-- START --

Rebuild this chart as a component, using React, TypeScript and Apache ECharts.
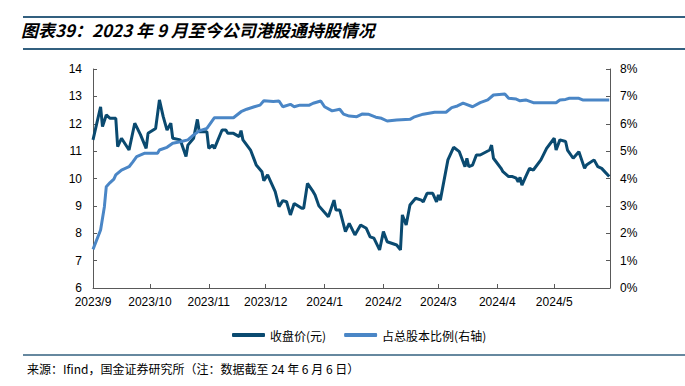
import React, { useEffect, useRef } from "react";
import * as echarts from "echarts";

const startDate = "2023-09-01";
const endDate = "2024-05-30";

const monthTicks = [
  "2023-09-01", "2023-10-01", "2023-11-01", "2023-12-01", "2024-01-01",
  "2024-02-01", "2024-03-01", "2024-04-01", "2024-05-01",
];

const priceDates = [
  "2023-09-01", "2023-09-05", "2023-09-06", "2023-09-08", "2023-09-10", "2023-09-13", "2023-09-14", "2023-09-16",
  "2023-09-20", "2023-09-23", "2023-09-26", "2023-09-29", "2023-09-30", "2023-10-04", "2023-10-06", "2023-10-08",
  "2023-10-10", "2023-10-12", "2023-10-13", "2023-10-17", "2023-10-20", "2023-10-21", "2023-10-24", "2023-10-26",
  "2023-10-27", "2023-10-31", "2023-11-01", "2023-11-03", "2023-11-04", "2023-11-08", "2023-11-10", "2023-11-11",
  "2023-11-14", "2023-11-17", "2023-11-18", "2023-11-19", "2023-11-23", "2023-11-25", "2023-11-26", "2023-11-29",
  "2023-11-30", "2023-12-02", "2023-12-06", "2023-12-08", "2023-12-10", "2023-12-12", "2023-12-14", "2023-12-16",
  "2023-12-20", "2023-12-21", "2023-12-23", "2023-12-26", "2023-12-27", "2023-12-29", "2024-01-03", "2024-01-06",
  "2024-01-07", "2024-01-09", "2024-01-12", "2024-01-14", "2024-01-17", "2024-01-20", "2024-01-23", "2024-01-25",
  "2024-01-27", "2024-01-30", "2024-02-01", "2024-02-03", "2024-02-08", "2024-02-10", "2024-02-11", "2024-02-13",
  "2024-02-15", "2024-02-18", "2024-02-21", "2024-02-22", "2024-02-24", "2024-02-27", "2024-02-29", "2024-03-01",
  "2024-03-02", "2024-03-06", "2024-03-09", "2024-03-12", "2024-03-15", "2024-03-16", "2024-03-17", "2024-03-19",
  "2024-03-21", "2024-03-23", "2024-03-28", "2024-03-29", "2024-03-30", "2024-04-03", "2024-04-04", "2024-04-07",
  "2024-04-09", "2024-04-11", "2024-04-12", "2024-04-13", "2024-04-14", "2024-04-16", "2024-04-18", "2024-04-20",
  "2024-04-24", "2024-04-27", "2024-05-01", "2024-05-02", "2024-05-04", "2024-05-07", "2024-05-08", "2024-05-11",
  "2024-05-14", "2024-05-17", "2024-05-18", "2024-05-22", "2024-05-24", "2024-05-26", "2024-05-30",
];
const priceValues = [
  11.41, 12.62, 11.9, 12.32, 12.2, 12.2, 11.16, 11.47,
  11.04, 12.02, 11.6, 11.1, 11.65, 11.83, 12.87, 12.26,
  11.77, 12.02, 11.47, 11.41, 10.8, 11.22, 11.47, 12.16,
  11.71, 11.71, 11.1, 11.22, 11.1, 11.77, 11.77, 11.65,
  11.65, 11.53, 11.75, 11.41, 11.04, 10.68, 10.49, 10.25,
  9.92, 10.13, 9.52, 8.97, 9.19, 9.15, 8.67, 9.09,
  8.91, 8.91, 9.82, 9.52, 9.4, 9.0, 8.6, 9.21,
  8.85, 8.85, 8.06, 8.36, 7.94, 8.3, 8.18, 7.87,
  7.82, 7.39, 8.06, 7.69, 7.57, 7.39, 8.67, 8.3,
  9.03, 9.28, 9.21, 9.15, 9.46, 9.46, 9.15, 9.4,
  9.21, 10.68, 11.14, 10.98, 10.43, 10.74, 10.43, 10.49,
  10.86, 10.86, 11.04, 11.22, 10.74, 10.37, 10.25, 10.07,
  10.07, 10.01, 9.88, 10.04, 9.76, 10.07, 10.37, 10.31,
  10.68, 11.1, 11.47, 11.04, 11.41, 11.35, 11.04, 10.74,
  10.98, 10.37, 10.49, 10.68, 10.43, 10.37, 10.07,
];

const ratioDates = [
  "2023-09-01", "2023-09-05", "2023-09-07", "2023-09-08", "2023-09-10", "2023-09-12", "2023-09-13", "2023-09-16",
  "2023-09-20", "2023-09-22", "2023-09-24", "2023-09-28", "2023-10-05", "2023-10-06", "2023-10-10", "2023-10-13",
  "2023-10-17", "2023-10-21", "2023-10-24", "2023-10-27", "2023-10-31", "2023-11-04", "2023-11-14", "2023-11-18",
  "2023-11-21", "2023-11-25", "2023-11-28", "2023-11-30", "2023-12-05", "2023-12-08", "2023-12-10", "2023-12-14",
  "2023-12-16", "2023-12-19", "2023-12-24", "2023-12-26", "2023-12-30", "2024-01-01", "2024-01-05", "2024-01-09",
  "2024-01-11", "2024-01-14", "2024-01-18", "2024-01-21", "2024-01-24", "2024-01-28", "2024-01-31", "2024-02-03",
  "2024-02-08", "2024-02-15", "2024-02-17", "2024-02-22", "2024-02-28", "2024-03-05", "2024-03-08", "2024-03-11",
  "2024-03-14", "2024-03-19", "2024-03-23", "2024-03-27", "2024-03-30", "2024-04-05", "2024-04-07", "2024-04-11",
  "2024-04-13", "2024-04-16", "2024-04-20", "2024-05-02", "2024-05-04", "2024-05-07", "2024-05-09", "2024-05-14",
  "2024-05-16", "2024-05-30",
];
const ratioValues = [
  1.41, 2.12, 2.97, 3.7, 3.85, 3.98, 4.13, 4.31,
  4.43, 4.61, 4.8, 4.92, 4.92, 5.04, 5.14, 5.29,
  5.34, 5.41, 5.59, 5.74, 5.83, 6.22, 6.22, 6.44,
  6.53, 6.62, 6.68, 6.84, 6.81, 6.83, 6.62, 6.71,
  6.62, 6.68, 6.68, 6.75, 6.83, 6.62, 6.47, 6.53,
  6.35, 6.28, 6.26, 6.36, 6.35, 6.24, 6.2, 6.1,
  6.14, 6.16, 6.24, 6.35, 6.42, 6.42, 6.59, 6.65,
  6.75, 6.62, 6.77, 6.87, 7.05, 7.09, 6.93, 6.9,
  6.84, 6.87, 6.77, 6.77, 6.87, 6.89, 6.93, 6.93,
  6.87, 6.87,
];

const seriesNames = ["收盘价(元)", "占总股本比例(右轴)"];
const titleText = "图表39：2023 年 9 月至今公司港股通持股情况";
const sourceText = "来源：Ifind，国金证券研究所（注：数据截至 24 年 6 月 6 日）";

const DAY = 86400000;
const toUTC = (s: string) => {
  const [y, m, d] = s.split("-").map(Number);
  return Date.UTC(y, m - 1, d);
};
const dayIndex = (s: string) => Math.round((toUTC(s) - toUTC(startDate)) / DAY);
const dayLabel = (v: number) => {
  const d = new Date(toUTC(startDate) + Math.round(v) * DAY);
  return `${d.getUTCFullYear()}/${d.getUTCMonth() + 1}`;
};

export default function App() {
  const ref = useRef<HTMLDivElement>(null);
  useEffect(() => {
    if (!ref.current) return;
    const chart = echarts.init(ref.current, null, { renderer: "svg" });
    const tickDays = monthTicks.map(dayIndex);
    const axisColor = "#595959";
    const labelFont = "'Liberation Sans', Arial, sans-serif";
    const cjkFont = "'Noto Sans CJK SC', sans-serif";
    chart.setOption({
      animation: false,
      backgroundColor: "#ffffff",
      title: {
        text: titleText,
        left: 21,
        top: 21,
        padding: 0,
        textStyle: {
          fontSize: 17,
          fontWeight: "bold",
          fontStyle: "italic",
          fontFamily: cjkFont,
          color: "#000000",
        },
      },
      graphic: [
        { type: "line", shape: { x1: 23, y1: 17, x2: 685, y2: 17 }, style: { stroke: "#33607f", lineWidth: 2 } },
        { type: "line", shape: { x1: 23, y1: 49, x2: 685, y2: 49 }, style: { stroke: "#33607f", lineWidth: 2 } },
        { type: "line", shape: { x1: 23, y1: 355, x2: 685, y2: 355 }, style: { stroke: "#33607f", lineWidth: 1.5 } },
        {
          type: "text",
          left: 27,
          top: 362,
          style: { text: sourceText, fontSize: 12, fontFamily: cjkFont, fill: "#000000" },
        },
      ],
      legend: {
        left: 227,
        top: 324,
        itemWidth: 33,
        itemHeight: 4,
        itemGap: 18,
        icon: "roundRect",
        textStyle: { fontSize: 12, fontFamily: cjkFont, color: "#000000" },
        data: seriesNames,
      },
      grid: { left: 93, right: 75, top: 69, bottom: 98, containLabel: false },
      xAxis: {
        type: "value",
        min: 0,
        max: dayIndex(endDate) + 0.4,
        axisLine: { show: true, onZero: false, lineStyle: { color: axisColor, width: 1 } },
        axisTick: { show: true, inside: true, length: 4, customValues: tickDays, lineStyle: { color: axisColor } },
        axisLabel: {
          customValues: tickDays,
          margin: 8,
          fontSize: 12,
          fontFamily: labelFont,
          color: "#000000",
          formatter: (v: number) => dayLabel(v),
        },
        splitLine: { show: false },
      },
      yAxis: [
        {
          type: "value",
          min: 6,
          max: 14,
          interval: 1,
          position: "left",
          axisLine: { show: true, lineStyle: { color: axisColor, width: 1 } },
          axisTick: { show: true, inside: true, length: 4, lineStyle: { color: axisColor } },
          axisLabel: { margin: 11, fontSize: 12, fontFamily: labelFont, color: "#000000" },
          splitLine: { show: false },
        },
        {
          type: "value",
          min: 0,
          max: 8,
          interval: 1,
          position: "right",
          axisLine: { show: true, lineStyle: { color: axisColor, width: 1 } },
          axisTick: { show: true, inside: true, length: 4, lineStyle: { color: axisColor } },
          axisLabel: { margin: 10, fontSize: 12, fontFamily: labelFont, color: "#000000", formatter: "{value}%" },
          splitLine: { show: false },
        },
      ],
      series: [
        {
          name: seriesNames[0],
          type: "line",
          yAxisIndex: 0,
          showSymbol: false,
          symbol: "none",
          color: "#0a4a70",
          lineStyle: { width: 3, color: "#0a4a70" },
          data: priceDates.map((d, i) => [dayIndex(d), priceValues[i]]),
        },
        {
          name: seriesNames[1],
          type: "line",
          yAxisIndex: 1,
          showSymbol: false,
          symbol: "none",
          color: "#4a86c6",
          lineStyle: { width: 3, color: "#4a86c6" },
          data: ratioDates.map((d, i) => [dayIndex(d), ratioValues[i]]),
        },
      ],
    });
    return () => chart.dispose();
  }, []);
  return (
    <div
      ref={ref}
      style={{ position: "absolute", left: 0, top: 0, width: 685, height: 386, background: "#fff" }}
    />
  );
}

-- END --

■ **WRITTEN EXERCISE**: Among the lines of the material, find those that hold the word "React" and copy them.

■ **RESULT OF THIS EXERCISE**:
Rebuild this chart as a component, using React, TypeScript and Apache ECharts.
import React, { useEffect, useRef } from "react";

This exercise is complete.